The criticism, while still in diplomatic language, was unusual as it was issued as a statement in Blinken's name, not a comment from the spokesperson.
The Israeli moves come on the heels of a visit by Blinken to the region in which he explicitly warned against settlement activity as he sought to ease tensions following violence.
"Anything that takes us away from the vision of two states for two peoples is detrimental to Israel's long-term security, its identity as a Jewish and democratic state, and to our vision of equal measures of security, freedom, prosperity and dignity for Israelis and Palestinians alike," Blinken said in Monday's statement.

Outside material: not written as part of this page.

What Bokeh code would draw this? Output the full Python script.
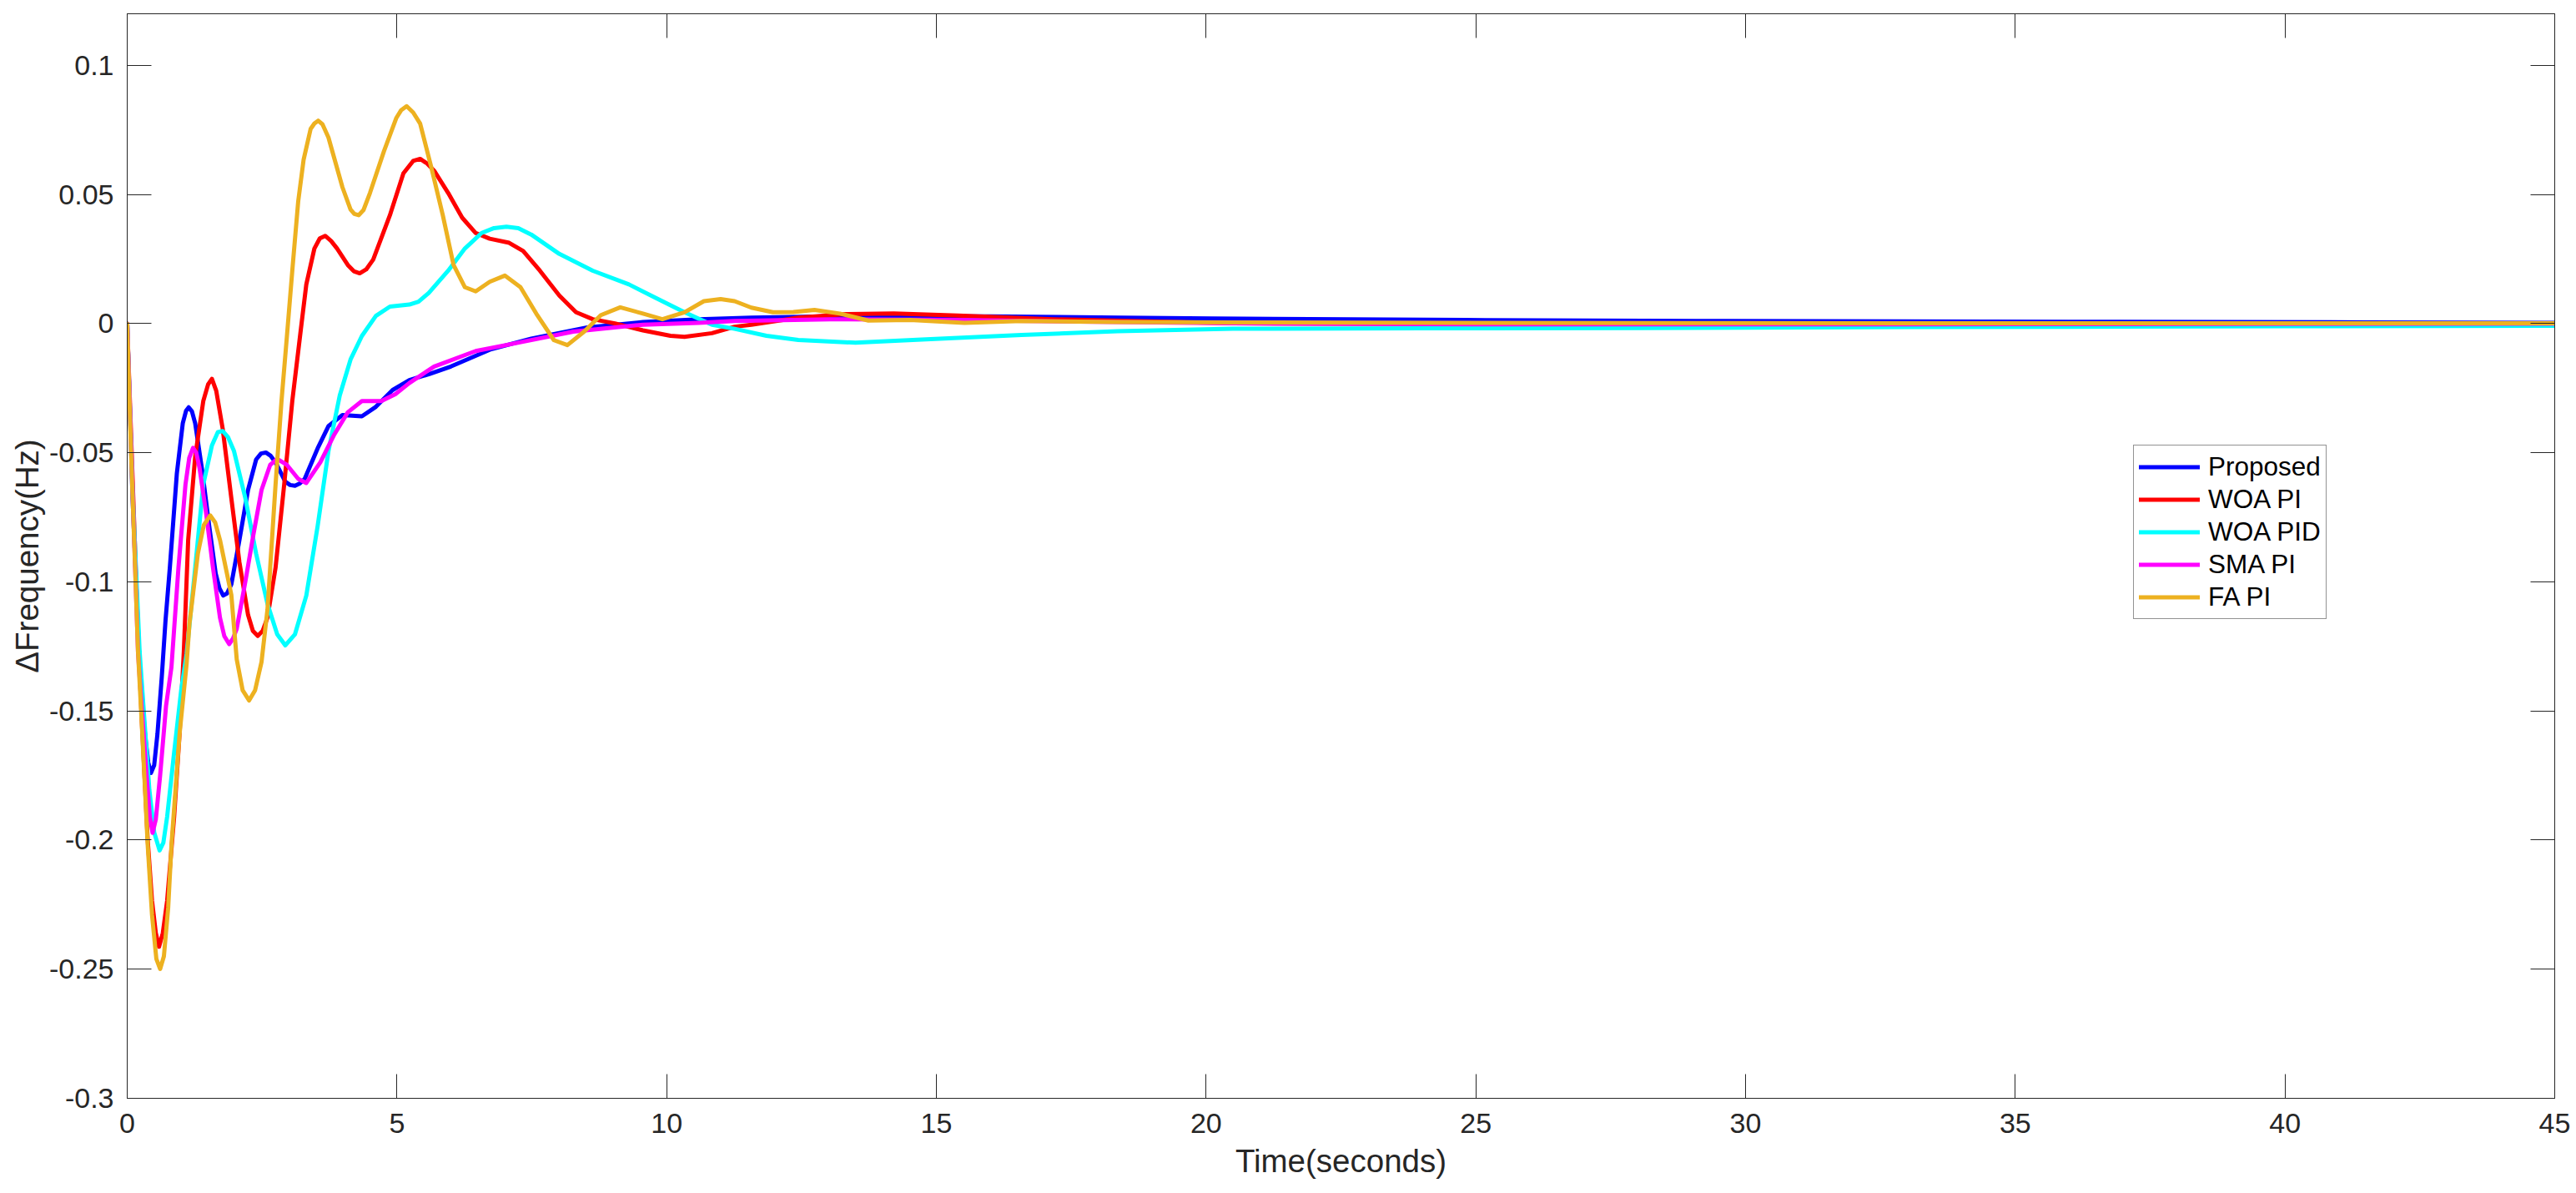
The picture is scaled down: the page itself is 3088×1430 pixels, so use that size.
from bokeh.plotting import figure
from bokeh.models import FixedTicker, Legend, LegendItem, LinearAxis, Range1d, CustomLabelingPolicy
from bokeh.embed import file_html
from bokeh.resources import INLINE

# ---------------- data ----------------
t_proposed = [0, 0.1, 0.23, 0.33, 0.39, 0.44, 0.50, 0.56, 0.64, 0.71, 0.79, 0.92, 1.03, 1.09,
              1.14, 1.20, 1.26, 1.39, 1.52, 1.64, 1.71, 1.78, 1.85, 1.93, 2.08, 2.24, 2.39,
              2.48, 2.57, 2.66, 2.75, 2.93, 3.02, 3.11, 3.20, 3.29, 3.53, 3.73, 3.99, 4.35,
              4.61, 4.92, 5.23, 5.6, 6.0, 6.72, 7.49, 8.53, 9.56, 10.59, 11.57, 13.0, 16.0,
              18.4, 20.1, 24.8, 29.6, 36.0, 41.5, 45]
v_proposed = [0, -0.068, -0.132, -0.159, -0.170, -0.174, -0.171, -0.159, -0.137, -0.115,
              -0.0945, -0.058, -0.0386, -0.0338, -0.0324, -0.0340, -0.0386, -0.0569, -0.0784,
              -0.0967, -0.1025, -0.1053, -0.1045, -0.101, -0.0838, -0.0644, -0.0526, -0.0503,
              -0.0499, -0.0512, -0.0537, -0.0612, -0.0625, -0.0628, -0.0619, -0.0601, -0.0483,
              -0.0397, -0.0354, -0.0359, -0.0322, -0.0257, -0.0219, -0.0195, -0.0166, -0.0101,
              -0.0058, -0.0015, 0.0006, 0.0017, 0.0023, 0.0028, 0.0028, 0.0023, 0.002, 0.0014,
              0.001, 0.0007, 0.0005, 0.0003]

t_woa_pi = [0, 0.1, 0.2, 0.28, 0.38, 0.46, 0.53, 0.59, 0.66, 0.74, 0.87, 0.97, 1.05, 1.13,
            1.26, 1.41, 1.50, 1.57, 1.65, 1.77, 1.93, 2.08, 2.24, 2.33, 2.42, 2.51, 2.60,
            2.75, 2.91, 3.06, 3.22, 3.32, 3.47, 3.57, 3.67, 3.78, 3.89, 4.09, 4.20, 4.31,
            4.43, 4.56, 4.87, 5.12, 5.3, 5.43, 5.56, 5.69, 5.95, 6.21, 6.46, 6.72, 7.08,
            7.34, 7.65, 8.01, 8.32, 8.63, 9.04, 9.56, 10.07, 10.33, 10.84, 11.26, 11.57,
            12.44, 13.33, 14.21, 15.4, 17.17, 20.5, 25, 30, 35, 40, 45]
v_woa_pi = [0, -0.06, -0.12, -0.158, -0.20, -0.2235, -0.236, -0.2413, -0.236, -0.2235,
            -0.191, -0.159, -0.1268, -0.0838, -0.0515, -0.030, -0.0235, -0.0214, -0.026,
            -0.0407, -0.0676, -0.0924, -0.1128, -0.119, -0.1209, -0.119, -0.1139, -0.0945,
            -0.0623, -0.030, -0.002, 0.0152, 0.0291, 0.033, 0.034, 0.032, 0.0291, 0.0227,
            0.0203, 0.0195, 0.021, 0.0248, 0.042, 0.0582, 0.063, 0.0638, 0.062, 0.0592,
            0.0506, 0.041, 0.0351, 0.0329, 0.0313, 0.0281, 0.0205, 0.0109, 0.0044, 0.0017,
            0.0001, -0.0026, -0.0047, -0.0051, -0.0037, -0.0012, -0.0004, 0.0023, 0.0037,
            0.0039, 0.0031, 0.0017, 0.0001, -0.0002, -0.0002, -0.0001, -0.0001, 0.0]

t_woa_pid = [0, 0.1, 0.23, 0.30, 0.41, 0.50, 0.60, 0.67, 0.74, 0.87, 1.0, 1.10, 1.26, 1.41,
             1.57, 1.68, 1.77, 1.87, 1.98, 2.19, 2.39, 2.60, 2.78, 2.93, 3.11, 3.32, 3.53,
             3.73, 3.94, 4.14, 4.35, 4.61, 4.87, 5.23, 5.40, 5.59, 5.95, 6.26, 6.57, 6.80,
             7.03, 7.25, 7.49, 8.01, 8.63, 9.30, 9.81, 10.33, 10.84, 11.26, 11.85, 12.44,
             13.5, 14.81, 16.58, 18.36, 20.5, 24, 28, 32, 36, 40, 45]
v_woa_pid = [0, -0.065, -0.127, -0.148, -0.1805, -0.197, -0.204, -0.201, -0.191, -0.166,
             -0.142, -0.128, -0.0945, -0.0623, -0.0472, -0.042, -0.0416, -0.044, -0.0494,
             -0.0676, -0.0891, -0.1085, -0.1203, -0.1246, -0.1203, -0.1053, -0.0784, -0.0494,
             -0.0278, -0.0139, -0.0048, 0.003, 0.0066, 0.0074, 0.0085, 0.0119, 0.0205, 0.0291,
             0.0351, 0.037, 0.0375, 0.037, 0.0345, 0.027, 0.0205, 0.0152, 0.0098, 0.0044,
             -0.0004, -0.002, -0.0047, -0.0063, -0.0074, -0.0061, -0.0044, -0.0029, -0.002,
             -0.0018, -0.0017, -0.0014, -0.0012, -0.001, -0.0008]

t_sma_pi = [0, 0.1, 0.2, 0.25, 0.36, 0.42, 0.47, 0.53, 0.61, 0.72, 0.82, 0.95, 1.08, 1.15,
            1.22, 1.28, 1.34, 1.46, 1.59, 1.72, 1.80, 1.89, 1.96, 2.03, 2.19, 2.34, 2.49,
            2.65, 2.78, 2.96, 3.17, 3.32, 3.58, 3.84, 4.09, 4.35, 4.71, 4.97, 5.23, 5.69,
            6.46, 7.24, 8.27, 9.56, 10.59, 11.26, 13.03, 15.4, 18.36, 20.5, 25, 30, 35, 40, 45]
v_sma_pi = [0, -0.065, -0.127, -0.143, -0.175, -0.191, -0.1972, -0.192, -0.175, -0.148,
            -0.133, -0.0945, -0.0623, -0.052, -0.0481, -0.050, -0.0558, -0.073, -0.0945,
            -0.1139, -0.121, -0.1241, -0.122, -0.1182, -0.0999, -0.0816, -0.0644, -0.0547,
            -0.0524, -0.0547, -0.0601, -0.0617, -0.0537, -0.0429, -0.0343, -0.030, -0.030,
            -0.0273, -0.023, -0.0166, -0.0106, -0.0074, -0.0031, -0.0004, 0.0003, 0.001,
            0.0017, 0.0014, 0.0006, 0.0001, -0.0003, -0.0003, -0.0002, -0.0001, 0.0]

t_fa_pi = [0, 0.07, 0.13, 0.20, 0.28, 0.38, 0.46, 0.54, 0.61, 0.68, 0.76, 0.82, 0.97, 1.10,
           1.155, 1.31, 1.42, 1.54, 1.63, 1.72, 1.93, 2.03, 2.14, 2.26, 2.37, 2.49, 2.60,
           2.75, 2.86, 2.96, 3.06, 3.17, 3.27, 3.40, 3.47, 3.54, 3.62, 3.73, 3.99, 4.14,
           4.21, 4.29, 4.38, 4.50, 4.76, 4.99, 5.08, 5.18, 5.30, 5.43, 5.64, 5.85, 6.05,
           6.26, 6.46, 6.72, 7.00, 7.29, 7.60, 7.91, 8.16, 8.47, 8.78, 9.14, 9.56, 9.92,
           10.33, 10.69, 11.0, 11.26, 11.57, 11.97, 12.35, 12.74, 13.21, 13.74, 14.51, 15.52,
           16.58, 18.4, 20.5, 25, 30, 35, 40, 45]
v_fa_pi = [0, -0.049, -0.085, -0.127, -0.159, -0.202, -0.229, -0.246, -0.2499, -0.245,
           -0.226, -0.202, -0.159, -0.132, -0.116, -0.089, -0.078, -0.0743, -0.077, -0.0838,
           -0.105, -0.130, -0.142, -0.1459, -0.142, -0.131, -0.1107, -0.0623, -0.030, -0.005,
           0.0205, 0.0474, 0.0635, 0.0754, 0.0775, 0.0786, 0.0772, 0.0721, 0.0528, 0.0442,
           0.0425, 0.042, 0.0440, 0.0506, 0.0668, 0.0797, 0.0827, 0.0842, 0.0818, 0.0775,
           0.0603, 0.042, 0.0227, 0.0141, 0.0125, 0.0162, 0.0186, 0.0141, 0.0033, -0.0064,
           -0.0083, -0.0031, 0.0033, 0.0063, 0.0039, 0.0017, 0.0044, 0.0087, 0.0095, 0.0087,
           0.0062, 0.0044, 0.0045, 0.0053, 0.0039, 0.0012, 0.0014, 0.0003, 0.001, 0.0006,
           0.0005, 0.0003, 0.0002, 0.0001, 0.0001, 0.0001]

series_names = ["Proposed", "WOA PI", "WOA PID", "SMA PI", "FA PI"]
series_colors = ["#0000FF", "#FF0000", "#00FFFF", "#FF00FF", "#EDB120"]

x_ticks = [0, 5, 10, 15, 20, 25, 30, 35, 40, 45]
y_ticks = [-0.3, -0.25, -0.2, -0.15, -0.1, -0.05, 0, 0.05, 0.1]
y_tick_labels = ["-0.3", "-0.25", "-0.2", "-0.15", "-0.1", "-0.05", "0", "0.05", "0.1"]

# ---------------- figure ----------------
FONT = "Liberation Sans"
AX = "#262626"

p = figure(frame_width=2910, frame_height=1300,
           x_range=Range1d(0, 45), y_range=Range1d(-0.3, 0.12),
           output_backend="svg", toolbar_location=None,
           min_border_left=152, min_border_top=16, min_border_right=24, min_border_bottom=60,
           background_fill_color="white", border_fill_color="white")
p.xgrid.grid_line_color = None
p.ygrid.grid_line_color = None
p.outline_line_color = AX
p.outline_line_width = 1

def style_axis(ax, ticks):
    ax.ticker = FixedTicker(ticks=ticks)
    ax.axis_line_color = AX
    ax.major_tick_line_color = AX
    ax.major_tick_in = 29
    ax.major_tick_out = 0
    ax.minor_tick_line_color = None

xa = p.xaxis[0]
ya = p.yaxis[0]
style_axis(xa, x_ticks)
style_axis(ya, y_ticks)
for ax in (xa, ya):
    ax.major_label_text_font = FONT
    ax.major_label_text_font_size = "34px"
    ax.major_label_text_color = AX
    ax.axis_label_text_font = FONT
    ax.axis_label_text_font_size = "38.5px"
    ax.axis_label_text_font_style = "normal"
    ax.axis_label_text_color = AX
xa.axis_label = "Time(seconds)"
ya.axis_label = "\u0394Frequency(Hz)"
xa.major_label_standoff = 18
xa.axis_label_standoff = 9
ya.major_label_standoff = 16
ya.axis_label_standoff = 2
ya.major_label_overrides = {tk: lb for tk, lb in zip(y_ticks, y_tick_labels)}

# box ticks on top and right (labels suppressed by a labeling policy)
hide_all = CustomLabelingPolicy(code="""
const all = [...indices];
for (const i of all) indices.unset(i);
return indices;
""")
top = LinearAxis(major_label_text_font_size="8px", major_label_standoff=0,
                 major_label_policy=hide_all)
right = LinearAxis(major_label_text_font_size="8px", major_label_standoff=0,
                   major_label_policy=hide_all)
style_axis(top, x_ticks)
style_axis(right, y_ticks)
p.add_layout(top, "above")
p.add_layout(right, "right")

series = [(t_proposed, v_proposed), (t_woa_pi, v_woa_pi), (t_woa_pid, v_woa_pid),
          (t_sma_pi, v_sma_pi), (t_fa_pi, v_fa_pi)]
items = []
for (tx, vy), name, col in zip(series, series_names, series_colors):
    r = p.line(tx, vy, line_color=col, line_width=5, line_join="round", line_cap="round")
    items.append(LegendItem(label=name, renderers=[r]))

legend = Legend(items=items, location=(2405, 574),
                label_text_font=FONT, label_text_font_size="31.5px", label_text_color="#000000",
                glyph_width=73, glyph_height=39, label_height=39, label_standoff=10,
                padding=6, spacing=0, margin=0,
                border_line_color=AX, border_line_width=1, background_fill_color="white",
                background_fill_alpha=1.0)
p.add_layout(legend, "center")

open("out.html", "w").write(file_html(p, INLINE))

Blinken has previously said that President Joe Biden's administration would judge Prime Minister Benjamin Netanyahu's hard-right government by its actions, not by personalities inside of it.
Egypt condemned on Monday the Israeli government’s most recent decision to "legitimise" more pockets of illegal settlements in the occupied Palestinian territories as well as the building of new settlement units.
The foreign ministry described the decision as "an unacceptable provocative act coinciding with the holding of Jerusalem Support Conference," which took place in Cairo on Sunday.
The Jerusalem Support conference, which was hosted by the Arab League, was attended by Palestinian President Mahmoud Abbas and Jordan’s King Abdullah II along with high-level representation from Arab, regional and international bodies.
During the conference, President Abdel-Fattah El-Sisi reiterated his country's rejection and condemnation of any Israeli measures to change the historical and legal status quo of the city of Jerusalem (known in Arabic as 'Al-Quds') and its sanctities.
He also called "on the international community and peace partners not to give in to the current political stalemate and work together to implement the two-state solution and provide appropriate conditions for resuming the peace process between Palestine and Israel.”